Saturday, April 02, 2005

Fish don't blink

A good friend, let's call him Quigley, was in town last weekend.

That meant cabs.

Ripping around town, rattling in the back seat of several different taxis, we learned that there are opium poppies in a public place (no, I'm not telling where) from a driver whose window we broke. Another told us that driving is only part time for him (he has another job as well), that he'd go completely insane if he had to do it full time.

But the king of the cabbies picked us up on Market Street, on the corner where the check cashing place is, where people on the ragged edge of the economy hang out, share a smoke, get an egg roll for 50 cents. Where we'd seen a halfassed fight in progress between two hulking men, one of them a bare, demoralized idea of a drag queen. Dancers trying to get to class in the nearest building edged around the crowd that collected around the combatants, a circle of crush space following them around as they flailed out into the street (dancers scurrying in the door), then back on the sidewalk. Finally the tiny elevator man from the dance building appears, shooing the fighters away with utter confidence, a shopkeeper sweeping his stoop.

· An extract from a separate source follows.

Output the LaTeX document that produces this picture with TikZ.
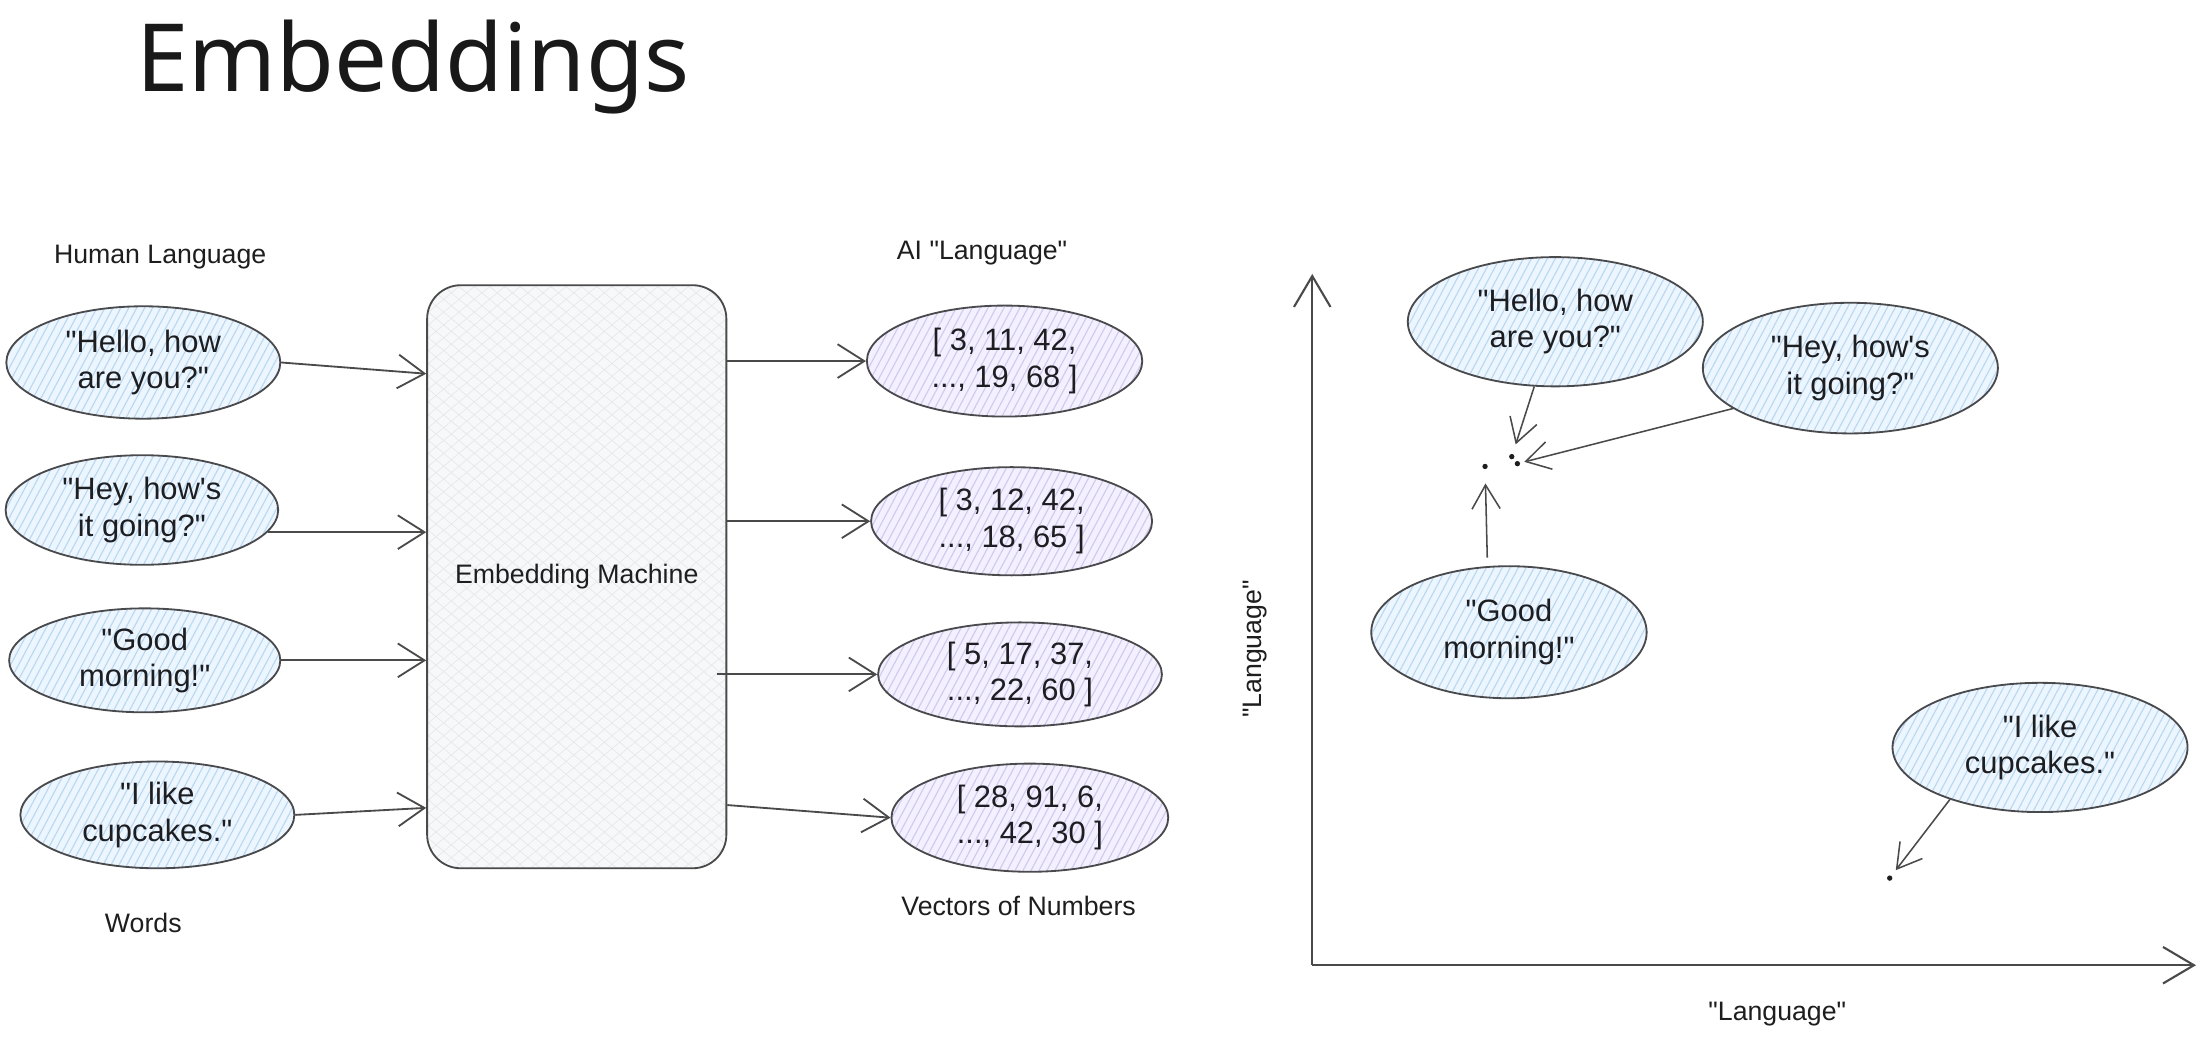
\documentclass[tikz,border=0pt]{standalone}
\usepackage{fontspec}
\setmainfont{Liberation Sans}[Ligatures=TeXOff]
\newfontfamily\titlefont{Noto Sans}
\usetikzlibrary{shapes.geometric,arrows.meta,patterns.meta}
\definecolor{ink}{HTML}{1E1E1E}
\definecolor{strokec}{HTML}{4A4A4A}
\definecolor{bluefill}{HTML}{EDF6FF}
\definecolor{bluehatch}{HTML}{B3D9FA}
\definecolor{purpfill}{HTML}{F3F0FF}
\definecolor{purphatch}{HTML}{D2C7F5}
\definecolor{boxfill}{HTML}{F7F8F9}
\definecolor{boxhatch}{HTML}{E6E8EB}
\begin{document}
\begin{tikzpicture}[x=1pt,y=-1pt,
  txt/.style={text=ink, font=\fontsize{22}{26}\selectfont, align=center},
  lbl/.style={text=ink, font=\fontsize{19}{23}\selectfont},
  bub/.style={ellipse, draw=strokec, line width=1.3pt, inner sep=0pt, txt,
    preaction={fill=bluefill},
    preaction={pattern={Lines[angle=62,distance=5pt,line width=0.8pt]}, pattern color=bluehatch}},
  vec/.style={ellipse, draw=strokec, line width=1.3pt, inner sep=0pt, txt,
    preaction={fill=purpfill},
    preaction={pattern={Lines[angle=62,distance=5pt,line width=0.8pt]}, pattern color=purphatch}},
  conn/.style={draw=strokec, line width=1.3pt, -{Straight Barb[length=19pt,width=24pt]}},
  thinconn/.style={draw=strokec, line width=1.1pt, -{Straight Barb[length=17pt,width=20pt]}},
  axis/.style={draw=strokec, line width=1.5pt, -{Straight Barb[length=22pt,width=26pt]}},
  dotn/.style={circle, fill=ink, inner sep=0pt, minimum size=3.8pt}
]
\useasboundingbox (0,0) rectangle (1568,743);
\fill[white] (0,0) rectangle (1568,743);

% title
\node[anchor=base west, inner sep=0pt, text=black!90, font=\titlefont\fontsize{67}{80}\selectfont] (title) at (97,65) {Embeddings};

% left labels
\node[lbl] (hl) at (114,183) {Human Language};
\node[lbl] (words) at (102,657) {Words};
\node[lbl] (ail) at (699,180) {AI "Language"};
\node[lbl] (von) at (725,645) {Vectors of Numbers};

% word ellipses
\node[bub, minimum width=195pt, minimum height=80pt] (e1) at (102,258) {"Hello, how\\are you?"};
\node[bub, minimum width=194pt, minimum height=78pt] (e2) at (101,363) {"Hey, how's\\it going?"};
\node[bub, minimum width=193pt, minimum height=74pt] (e3) at (103,470) {"Good\\morning!"};
\node[bub, minimum width=195pt, minimum height=76pt] (e4) at (112,580) {"I like\\cupcakes."};

% machine
\node[draw=strokec, line width=1.3pt, rounded corners=24pt, minimum width=213pt, minimum height=415pt,
  preaction={fill=boxfill},
  preaction={pattern={Lines[angle=40,distance=7pt,line width=0.5pt]}, pattern color=boxhatch},
  preaction={pattern={Lines[angle=-40,distance=7pt,line width=0.5pt]}, pattern color=boxhatch},
  lbl] (box) at (410.5,410.5) {Embedding Machine};

% vector ellipses
\node[vec, minimum width=196pt, minimum height=79pt] (p1) at (715,257) {[ 3, 11, 42,\\..., 19, 68 ]};
\node[vec, minimum width=200pt, minimum height=77pt] (p2) at (720,371) {[ 3, 12, 42,\\..., 18, 65 ]};
\node[vec, minimum width=202pt, minimum height=74pt] (p3) at (726,480) {[ 5, 17, 37,\\..., 22, 60 ]};
\node[vec, minimum width=197pt, minimum height=77pt] (p4) at (733,582) {[ 28, 91, 6,\\..., 42, 30 ]};

% arrows into machine
\draw[conn] (e1.east) -- (box.west |- 0,266);
\draw[conn] (e2.-10) -- (box.west |- e2.-10);
\draw[conn] (e3.east) -- (box.west |- e3.east);
\draw[conn] (e4.east) -- (box.west |- 0,575);

% arrows out of machine
\draw[conn] (box.east |- p1.west) -- (p1.west);
\draw[conn] (box.east |- p2.west) -- (p2.west);
\draw[conn] ([xshift=-7pt]box.east |- p3.west) -- (p3.west);
\draw[conn] (box.east |- 0,573) -- (p4.west);

% graph axes
\coordinate (O) at (934,687);
\coordinate (ytop) at (934,195);
\coordinate (xend) at (1563,687);
\draw[axis] (O) -- (ytop);
\draw[axis] (O) -- (xend);
\node[lbl, rotate=90] (ylab) at (893,462) {"Language"};
\node[lbl] (xlab) at (1265,722) {"Language"};

% points
\node[dotn] (d1) at (1057,332) {};
\node[dotn] (d2) at (1076,325) {};
\node[dotn] (d3) at (1080,330) {};
\node[dotn] (d4) at (1345,625) {};

% graph ellipses
\node[bub, minimum width=210pt, minimum height=92pt] (g1) at (1107,229) {"Hello, how\\are you?"};
\node[bub, minimum width=210pt, minimum height=93pt] (g2) at (1317,262) {"Hey, how's\\it going?"};
\node[bub, minimum width=196pt, minimum height=94pt] (g3) at (1074,450) {"Good\\morning!"};
\node[bub, minimum width=210pt, minimum height=92pt] (g4) at (1452,532) {"I like\\cupcakes."};

% graph arrows
\draw[thinconn, shorten >=7pt] (g1.252) -- (d2);
\draw[thinconn, shorten >=3pt] (g2.199) -- (d3);
\draw[thinconn, shorten >=10pt, shorten <=6pt] (g3.108) -- (d1);
\draw[thinconn, shorten >=5pt] (g4.210) -- (d4);
\end{tikzpicture}
\end{document}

The cabbie was monologuing from the minute we landed in his car. I heard only bits and pieces, remember even less, but it was all heroic in scale, how to bring the whole world together - did he suggest soccer broadcasts? - to when he worked at IBM, how the top executives weren't from here, you could notice, if you met with any of them, they didn't blink.

We roared bouncing up the streets toward Telegraph Hill.

Alien races, levitation, telepathy. "You can always tell the aliens, I mean, it makes sense, you come from a place with no sun you don't gotta blink.

"I mean, fish don't blink."

And you know, we couldn't argue with that.

4 comments:

jkirlin said...

I was in a cab in Washington DC once and asked the cabbie where he was from and he said Iran but that he had been in DC for 25 years. So I tried to think of anything I knew about Iran, just to be cool, and said "Oh? SAVAK?" Now why the Shah's secret police force was the first thing that came into my mind, I'll never know. But all I got an ice cold glare that lasted the rest of the ride. I *DID* tip well though, So I got a smile from him after.

Nice HST reference. :)

Chemical Billy said...

Ha! That's beautiful...

Daniel Heath said...

"we'd seen a halfassed fight in progress between two hulking men, one of them a bare, demoralized idea of a drag queen"

that is an image that's going to stick with me for a while...

Anonymous said...

OK, (A) I'm gonna need the broken cab window story; (B) I've clearly been hanging out in the most boring parts of San Francisco, since nothing like that has ever happened to me there; and (C) damn, I love the way you tell a story!

I'd quote you, but monkeyzero beat me to it.